The answer in general seems to be `no'. Let's consider Goldbach's conjecture that every large integer $n$ is the sum of two primes. It is not hard to see from pigeonholing that the typical $n$ will have at most $O( n / \log^2 n)$ solutions to $n=p+q$ within the primes. In fact, classical sieve theory easily establishes a uniform upper bound of this form unconditionally.
Now pick a rapidly increasing sequences of numbers $n'$ and remove from the set of primes those primes arising in solutions to $n'=p+q$ for that given $n'$. For each $n'$ we have removed at most $O(n' / \log^2 n')$ elements from the full set of primes, and so the asymptotic of the counting function of our set has not changed, however the assertion that every large integer is the sum of two elements from our modified set is now false.
You might object that my modified set of primes will not satisfy the more precise asymptotics (with error terms) that hold for the primes, such as the consequences of the (Generalized) Riemann Hypothesis or the Elliott-Halberstam conjectures.

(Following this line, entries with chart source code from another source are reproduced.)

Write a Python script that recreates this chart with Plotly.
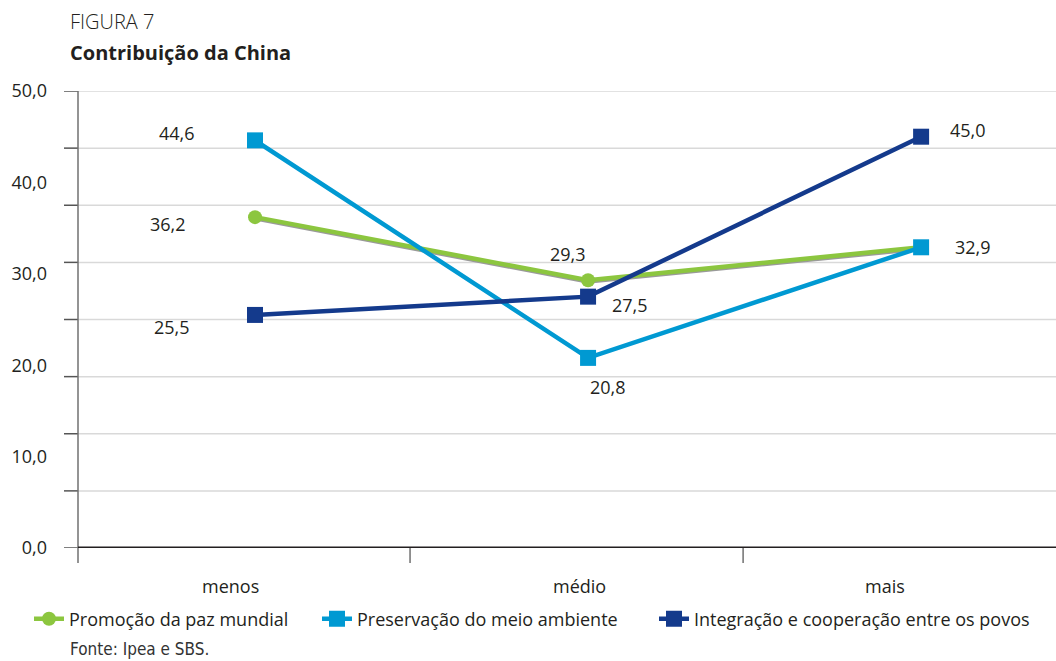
import plotly.graph_objects as go

categories = ["menos", "médio", "mais"]
series_names = ["Promoção da paz mundial", "Preservação do meio ambiente",
                "Integração e cooperação entre os povos"]
paz = [36.2, 29.3, 32.9]
meio = [44.6, 20.8, 32.9]
integ = [25.5, 27.5, 45.0]
y_tick_vals = [0, 10, 20, 30, 40, 50]
y_tick_text = ["0,0", "10,0", "20,0", "30,0", "40,0", "50,0"]

# label display flags per series (green "mais" label coincides with light-blue one)
show_labels = [[True, True, False], [True, True, True], [True, True, True]]
# label pixel offsets (dx, dy) relative to each point
label_offsets = [
    [(-87, -7), (-20, 26), (0, 0)],
    [(-78, 7), (20, -29), (52, 0)],
    [(-83, -12), (42, -8), (47, 7)],
]

colors = ["#8cc63f", "#0099d2", "#143a8c"]
symbols = ["circle", "square", "square"]
msizes = [14, 16, 16]
legend_x_px = [38, 326, 663]

FONT = "Open Sans"
TXT = "#231f20"
FS = 18

x = list(range(len(categories)))
fig = go.Figure()

# shadow of green line (on the lower, shifted axis so it is drawn beneath)
fig.add_trace(go.Scatter(x=x, y=paz, mode="lines", line=dict(color="#9a9a9a", width=4.5),
                         yaxis="y", showlegend=False, hoverinfo="skip"))

legend_ids = ["legend", "legend2", "legend3"]
for name, vals, c, s, ms, lg in zip(series_names, [paz, meio, integ], colors, symbols, msizes, legend_ids):
    fig.add_trace(go.Scatter(x=x, y=vals, name=name, mode="lines+markers", yaxis="y2",
                             line=dict(color=c, width=4.5),
                             marker=dict(symbol=s, size=ms, color=c), legend=lg))

def fmt(v):
    return f"{v:.1f}".replace(".", ",")

annotations = []
for vals, flags, offs in zip([paz, meio, integ], show_labels, label_offsets):
    for i, (v, f, (dx, dy)) in enumerate(zip(vals, flags, offs)):
        if not f:
            continue
        annotations.append(dict(x=i, y=v, xref="x", yref="y2", text=fmt(v), showarrow=False,
                                xshift=dx, yshift=dy, font=dict(family=FONT, size=FS, color=TXT)))

# category labels
cat_pos = [-0.075, 0.973, 1.892]
for p, c in zip(cat_pos, categories):
    annotations.append(dict(x=p, y=0, xref="x", yref="y2", text=c, showarrow=False,
                            yshift=-38, font=dict(family=FONT, size=FS, color=TXT)))

# titles and source
annotations.append(dict(x=-0.0102, y=1.151, xref="paper", yref="paper", text="FIGURA 7",
                        showarrow=False, xanchor="left", yanchor="middle",
                        font=dict(family=FONT, size=20, color=TXT, weight=300)))
annotations.append(dict(x=-0.0102, y=1.085, xref="paper", yref="paper",
                        text="<b>Contribuição da China</b>",
                        showarrow=False, xanchor="left", yanchor="middle",
                        font=dict(family=FONT, size=20, color=TXT)))
annotations.append(dict(x=-0.0102, y=-0.222, xref="paper", yref="paper",
                        text="Fonte: Ipea e SBS.",
                        showarrow=False, xanchor="left", yanchor="middle",
                        font=dict(family="Liberation Sans Narrow, DejaVu Sans Condensed, sans-serif",
                                  size=17, color="#333333")))

shapes = []
n_grid = 8
for k in range(1, n_grid + 1):
    gv = 50 * k / n_grid
    shapes.append(dict(type="line", xref="paper", yref="y2", x0=0, x1=1, y0=gv, y1=gv,
                       line=dict(color="#d9d9d9", width=1.5), layer="below"))
for k in range(0, n_grid + 1):
    gv = 50 * k / n_grid
    shapes.append(dict(type="line", xref="paper", yref="y2", x0=-14 / 978, x1=0, y0=gv, y1=gv,
                       line=dict(color="#555555", width=1.5)))
# y axis line
shapes.append(dict(type="line", xref="paper", yref="paper", x0=0, x1=0, y0=-15 / 457, y1=1,
                   line=dict(color="#707070", width=1.5)))
# x axis line
shapes.append(dict(type="line", xref="paper", yref="y2", x0=0, x1=1, y0=0, y1=0,
                   line=dict(color="#231f20", width=3)))
# category boundary ticks
for b in [0.4655, 1.4655]:
    shapes.append(dict(type="line", xref="x", yref="paper", x0=b, x1=b, y0=-15 / 457, y1=0,
                       line=dict(color="#707070", width=1.5)))

def legend_cfg(px):
    return dict(orientation="h", xref="container", yref="container", x=(px - 9) / 1056,
                y=(661 - 619) / 661, xanchor="left", yanchor="middle",
                font=dict(family=FONT, size=FS, color=TXT), bgcolor="rgba(0,0,0,0)",
                itemwidth=30)

fig.update_layout(
    width=1056, height=661,
    margin=dict(l=78, r=0, t=91, b=113),
    paper_bgcolor="white", plot_bgcolor="white",
    xaxis=dict(range=[-0.5315, 2.405], showgrid=False, zeroline=False, showticklabels=False,
               showline=False, ticks=""),
    yaxis=dict(range=[0.14, 50.14], visible=False, showgrid=False, zeroline=False),
    yaxis2=dict(range=[0, 50], overlaying="y", side="left", tickvals=y_tick_vals,
                ticktext=y_tick_text, showgrid=False, zeroline=False, showline=False,
                ticks="", ticklabelstandoff=30,
                tickfont=dict(family=FONT, size=FS, color=TXT)),
    showlegend=True,
    legend=legend_cfg(legend_x_px[0]),
    legend2=legend_cfg(legend_x_px[1]),
    legend3=legend_cfg(legend_x_px[2]),
    annotations=annotations,
    shapes=shapes,
)

fig.write_html("out.html")
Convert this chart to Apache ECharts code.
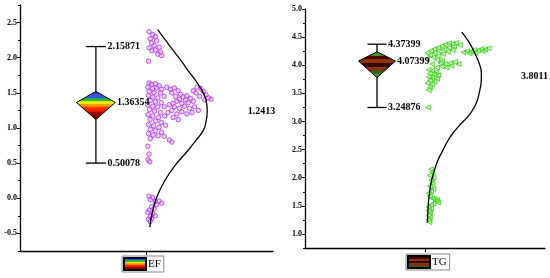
<!DOCTYPE html>
<html>
<head>
<meta charset="utf-8">
<script src="https://cdn.jsdelivr.net/npm/echarts@6/dist/echarts.min.js"></script>
<style>
  html, body { margin: 0; padding: 0; background: #fff; }
  #chart { width: 550px; height: 278px; }
</style>
</head>
<body>
<div id="chart"></div>
<script>
// group names
const groups = ['EF', 'TG'];

// y-axis ticks
const efTicks = [-0.5, 0, 0.5, 1, 1.5, 2, 2.5];
const efMinor = [-0.75, -0.25, 0.25, 0.75, 1.25, 1.75, 2.25, 2.75];
const tgTicks = [1, 1.5, 2, 2.5, 3, 3.5, 4, 4.5, 5];
const tgMinor = [0.75, 1.25, 1.75, 2.25, 2.75, 3.25, 3.75, 4.25, 4.75];

// whisker ends [top, bottom], diamond [top, mean, bottom], centre of fitted curve
const efWhisker = [2.15871, 0.50078];
const efDiamond = [1.52, 1.36354, 1.12];
const efFitCentre = 1.2413;
const tgWhisker = [4.37399, 3.24876];
const tgDiamond = [4.24, 4.07399, 3.78];
const tgFitCentre = 3.8011;

// raw points [jitter, value]
const efPoints = [
  [51, 2.37], [52.5, 2.33], [53.5, 2.30], [51.5, 2.27], [54, 2.24], [52, 2.21], [53, 2.17], [55, 2.15],
  [51, 2.14], [53.5, 2.11], [55.5, 2.08], [52, 2.10], [54.5, 2.05], [56, 2.03], [50.8, 1.95],
  [51, 1.64], [52, 1.62], [53.5, 1.63], [55, 1.60], [50.5, 1.58], [52.5, 1.56], [54, 1.57], [56, 1.55],
  [51, 1.52], [53, 1.50], [55.5, 1.50], [50.8, 1.46], [52.5, 1.44], [54.5, 1.43], [57, 1.45], [51.5, 1.39],
  [53.5, 1.37], [55.8, 1.36], [50.5, 1.33], [52.5, 1.31], [54.5, 1.30], [57, 1.30], [51.2, 1.26], [53.2, 1.24],
  [55.5, 1.22], [50.6, 1.19], [52.5, 1.17], [54.8, 1.15], [57.2, 1.17], [51.4, 1.12], [53.6, 1.10], [55.8, 1.08],
  [50.8, 1.05], [52.8, 1.03], [55, 1.01], [57.5, 1.04], [51.5, 0.98], [53.5, 0.96], [56, 0.94], [50.8, 0.92],
  [52.6, 0.90], [54.6, 0.89], [57, 0.88], [59, 0.83], [60, 0.80], [51.5, 0.85],
  [50.5, 0.74], [51, 0.63], [50.6, 0.55], [51.3, 0.52],
  [58, 1.58], [59.5, 1.55], [61, 1.57], [62.5, 1.53], [60, 1.50], [63.5, 1.48], [61.5, 1.45], [64.5, 1.44],
  [66, 1.46], [63, 1.41], [65.5, 1.40], [67.5, 1.42], [68.5, 1.38], [66.5, 1.36], [64, 1.35], [62, 1.38],
  [60.5, 1.35], [59, 1.33], [61, 1.30], [63, 1.28], [65, 1.31], [67, 1.28], [69, 1.30], [70.5, 1.25],
  [68, 1.22], [66, 1.20], [64, 1.23], [62, 1.20], [60, 1.25], [58.5, 1.22], [60.5, 1.15], [62.5, 1.12],
  [70, 1.58], [71.5, 1.56], [72.5, 1.52], [73.5, 1.47], [74.5, 1.43], [75.5, 1.41], [73, 1.40], [71, 1.45],
  [69.5, 1.50], [68.5, 1.53],
  [51, 0.03], [52.5, 0.01], [51.5, -0.02], [53.5, -0.05], [55, -0.04], [56, -0.07], [54, -0.09], [52, -0.12],
  [53, -0.15], [51, -0.17], [50.5, -0.20], [52.5, -0.22], [51.5, -0.26], [53.5, -0.25], [52, -0.29],
  [50.8, -0.30], [51.5, -0.33]
];
const tgPoints = [
  [51, 4.22], [52.5, 4.26], [54, 4.29], [55.5, 4.31], [57, 4.34], [58.5, 4.37], [60, 4.39], [61.5, 4.38],
  [63, 4.40], [64.5, 4.36], [62, 4.33], [60, 4.31], [58, 4.28], [56, 4.25], [54, 4.22], [52, 4.18],
  [53.5, 4.14], [55.5, 4.16], [57.5, 4.20], [59.5, 4.24], [61.5, 4.27], [51, 4.12], [55, 4.10], [57, 4.08],
  [56.5, 4.04], [58.5, 4.02], [60.5, 4.04], [62.5, 4.06], [64, 4.02], [61, 3.99], [59, 3.96], [57, 3.98],
  [55, 3.96], [53, 4.02],
  [66, 4.23], [67.5, 4.25], [69, 4.24], [70.5, 4.27], [72, 4.26], [73.5, 4.29], [75, 4.28], [76.5, 4.30],
  [74, 4.25], [71, 4.22], [68.5, 4.21],
  [51.5, 3.92], [53, 3.90], [54.5, 3.88], [52, 3.85], [54, 3.83], [55.5, 3.82], [51.5, 3.79], [53, 3.77],
  [55, 3.76], [52, 3.73], [54, 3.71], [51, 3.68], [53, 3.66], [52, 3.60], [51.5, 3.56], [51.2, 3.25],
  [52.5, 2.15], [53, 2.10], [52, 2.04], [53.5, 2.00], [52.5, 1.96], [53, 1.90], [52, 1.85], [53.5, 1.80],
  [52.5, 1.76], [51.5, 1.72], [52, 1.67], [53, 1.63], [54, 1.62], [55, 1.60], [54.5, 1.58], [55.5, 1.56],
  [53.5, 1.54], [52.5, 1.52], [51.5, 1.48], [52.5, 1.45], [51.5, 1.42], [52, 1.38], [51.5, 1.33], [52, 1.29],
  [51.5, 1.25], [51.8, 1.21]
];

// fitted curve
const efCurve = [
  [54.4, 2.40], [57.5, 2.25], [60.4, 2.11], [63.8, 1.95], [66.8, 1.80], [69.3, 1.68], [71.0, 1.59],
  [72.6, 1.49], [73.5, 1.40], [74.0, 1.25], [73.6, 1.10], [72.5, 0.97], [69.0, 0.80], [66.4, 0.68],
  [61.8, 0.49], [57.2, 0.25], [54.0, 0.01], [52.2, -0.22], [51.3, -0.41]
];
const tgCurve = [
  [65.3, 4.59], [68.2, 4.42], [70.8, 4.21], [72.6, 4.03], [73.5, 3.85], [73.4, 3.70], [72.8, 3.55],
  [71.3, 3.32], [68.5, 3.12], [64.8, 2.95], [61.8, 2.80], [59.7, 2.67], [57.0, 2.45], [54.9, 2.26],
  [52.8, 1.96], [51.7, 1.67], [51.2, 1.40], [51.0, 1.20]
];

const font = 'Liberation Serif';
const black = '#000';

const G = echarts.graphic.LinearGradient;
const efFill = new G(0, 0, 0, 1, [
  {offset: 0, color: '#3a34b8'}, {offset: 0.12, color: '#3a34b8'},
  {offset: 0.12, color: '#3456ee'}, {offset: 0.24, color: '#3456ee'},
  {offset: 0.24, color: '#22a84a'}, {offset: 0.34, color: '#2fc02a'},
  {offset: 0.34, color: '#c4ea1e'}, {offset: 0.44, color: '#ffe800'},
  {offset: 0.44, color: '#ffaa00'}, {offset: 0.56, color: '#ff7a00'},
  {offset: 0.56, color: '#ff3a00'}, {offset: 0.72, color: '#dd1400'},
  {offset: 0.72, color: '#a80000'}, {offset: 1, color: '#700000'}
]);
const tgFill = new G(0, 0, 0, 1, [
  {offset: 0, color: '#5a9a3a'}, {offset: 0.16, color: '#4a8a2a'},
  {offset: 0.16, color: '#4a0505'}, {offset: 0.3, color: '#4a0505'},
  {offset: 0.3, color: '#8b3510'}, {offset: 0.45, color: '#8b3510'},
  {offset: 0.45, color: '#3a0505'}, {offset: 0.6, color: '#3a0505'},
  {offset: 0.6, color: '#8b3a10'}, {offset: 0.75, color: '#7a3010'},
  {offset: 0.75, color: '#2a6a1a'}, {offset: 0.85, color: '#2a6a1a'},
  {offset: 0.85, color: '#4a9a3a'}, {offset: 1, color: '#4a9a3a'}
]);

function whisker(params, api) {
  const top = api.coord([30, api.value(0)]);
  const bot = api.coord([30, api.value(1)]);
  const l = api.coord([26, api.value(0)])[0];
  const r = api.coord([34, api.value(0)])[0];
  const st = {stroke: black, lineWidth: 1.3};
  return {type: 'group', children: [
    {type: 'line', shape: {x1: top[0], y1: top[1], x2: bot[0], y2: bot[1]}, style: st},
    {type: 'line', shape: {x1: l, y1: top[1], x2: r, y2: top[1]}, style: st},
    {type: 'line', shape: {x1: l, y1: bot[1], x2: r, y2: bot[1]}, style: st}
  ]};
}

function diamond(params, api) {
  const t = api.coord([30, api.value(0)]);
  const b = api.coord([30, api.value(2)]);
  const L = api.coord([22.3, api.value(1)]);
  const R = api.coord([37.7, api.value(1)]);
  return {
    type: 'polygon',
    shape: {points: [t, R, b, L]},
    style: api.style({stroke: black, lineWidth: 1})
  };
}

function label(params, api) {
  const p = api.coord([api.value(0), api.value(1)]);
  return {
    type: 'text', x: p[0], y: p[1],
    style: {
      text: String(api.value(1)), fill: black, fontFamily: font, fontWeight: 'bold',
      fontSize: 10, align: 'left', verticalAlign: 'middle'
    }
  };
}

function yAxes(grid, min, max, ticks, minor) {
  return [{
    gridIndex: grid, type: 'value', position: 'left', min: min, max: max,
    axisLine: {show: true, onZero: false, lineStyle: {color: black, width: 1.3}},
    axisTick: {show: true, customValues: ticks, length: 3, lineStyle: {color: black, width: 1}},
    axisLabel: {
      customValues: ticks, formatter: (v) => v.toFixed(1), margin: 3,
      fontFamily: font, fontWeight: 'bold', fontSize: 8, color: black
    },
    splitLine: {show: false}
  }, {
    gridIndex: grid, type: 'value', position: 'left', min: min, max: max,
    axisLine: {show: false, onZero: false},
    axisTick: {show: true, customValues: minor, length: 2, lineStyle: {color: black, width: 1}},
    axisLabel: {show: false},
    splitLine: {show: false}
  }];
}

function xAxis(grid) {
  return {
    gridIndex: grid, type: 'value', min: 0, max: 100,
    axisLine: {onZero: false, lineStyle: {color: black, width: 1.3}},
    axisTick: {show: true, customValues: [50], length: 4, lineStyle: {color: black, width: 1}},
    axisLabel: {show: false},
    splitLine: {show: false}
  };
}

function panel(idx, name, fill, whiskerVals, diamondVals, points, curve, fitCentre, pointStyle) {
  const x = idx, y = idx * 2;
  return [{
    type: 'custom', name: name + ' whisker', xAxisIndex: x, yAxisIndex: y, z: 2,
    renderItem: whisker, data: [whiskerVals]
  }, {
    type: 'custom', name: name, xAxisIndex: x, yAxisIndex: y, z: 3,
    itemStyle: {color: fill, borderColor: black, borderWidth: 1},
    renderItem: diamond, data: [diamondVals]
  }, Object.assign({
    type: 'scatter', name: name + ' points', xAxisIndex: x, yAxisIndex: y, z: 4,
    data: points
  }, pointStyle), {
    type: 'line', name: name + ' curve', xAxisIndex: x, yAxisIndex: y, z: 5,
    smooth: true, showSymbol: false, symbol: 'none',
    lineStyle: {color: black, width: 1.3}, data: curve
  }, {
    type: 'custom', name: name + ' labels', xAxisIndex: x, yAxisIndex: y, z: 6,
    renderItem: label,
    data: [[34.6, whiskerVals[0]], [38.3, diamondVals[1]], [34.6, whiskerVals[1]], [90, fitCentre]]
  }];
}

function legend(name, left, top) {
  return {
    data: [name], left: left, top: top, selectedMode: false,
    icon: 'rect', itemWidth: 22, itemHeight: 12, itemGap: 2,
    padding: [1, 3, 1, 1], borderColor: '#888', borderWidth: 1,
    textStyle: {fontFamily: font, fontSize: 11, color: black, padding: [0, 0, 0, -3]}
  };
}

var myChart = echarts.init(document.getElementById('chart'));

myChart.setOption({
  animation: false,
  backgroundColor: '#fff',
  grid: [
    {left: 20, top: 5, right: 277, bottom: 27},
    {left: 305, top: 9, right: 5, bottom: 30}
  ],
  legend: [legend(groups[0], 122, 256), legend(groups[1], 406, 254)],
  xAxis: [xAxis(0), xAxis(1)],
  yAxis: yAxes(0, -0.75, 2.75, efTicks, efMinor).concat(yAxes(1, 0.75, 5, tgTicks, tgMinor)),
  series: panel(0, groups[0], efFill, efWhisker, efDiamond, efPoints, efCurve, efFitCentre, {
    symbol: 'circle', symbolSize: 4.5,
    itemStyle: {color: 'rgba(255, 130, 255, 0.55)', borderColor: '#9b3de6', borderWidth: 1}
  }).concat(panel(1, groups[1], tgFill, tgWhisker, tgDiamond, tgPoints, tgCurve, tgFitCentre, {
    symbol: 'triangle', symbolSize: 5, symbolRotate: 90,
    itemStyle: {color: 'rgba(150, 255, 120, 0.6)', borderColor: '#3ccc1e', borderWidth: 1}
  }))
});
</script>
</body>
</html>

And this is true. However, there has been a lot of effort put into trying to deduce solutions to additive problems conditional on these conjectures, and even assuming these conjectures there is no known proof of either of the two famous additive problems (Goldbach and twin primes). Indeed there is an obstruction related to the "parity problem" in sieve theory which also enters the picture.
This does give rise to the following interesting question, which I do not know the answer to:
A negative answer to this question would fairly conclusively yield a negative answer to your question.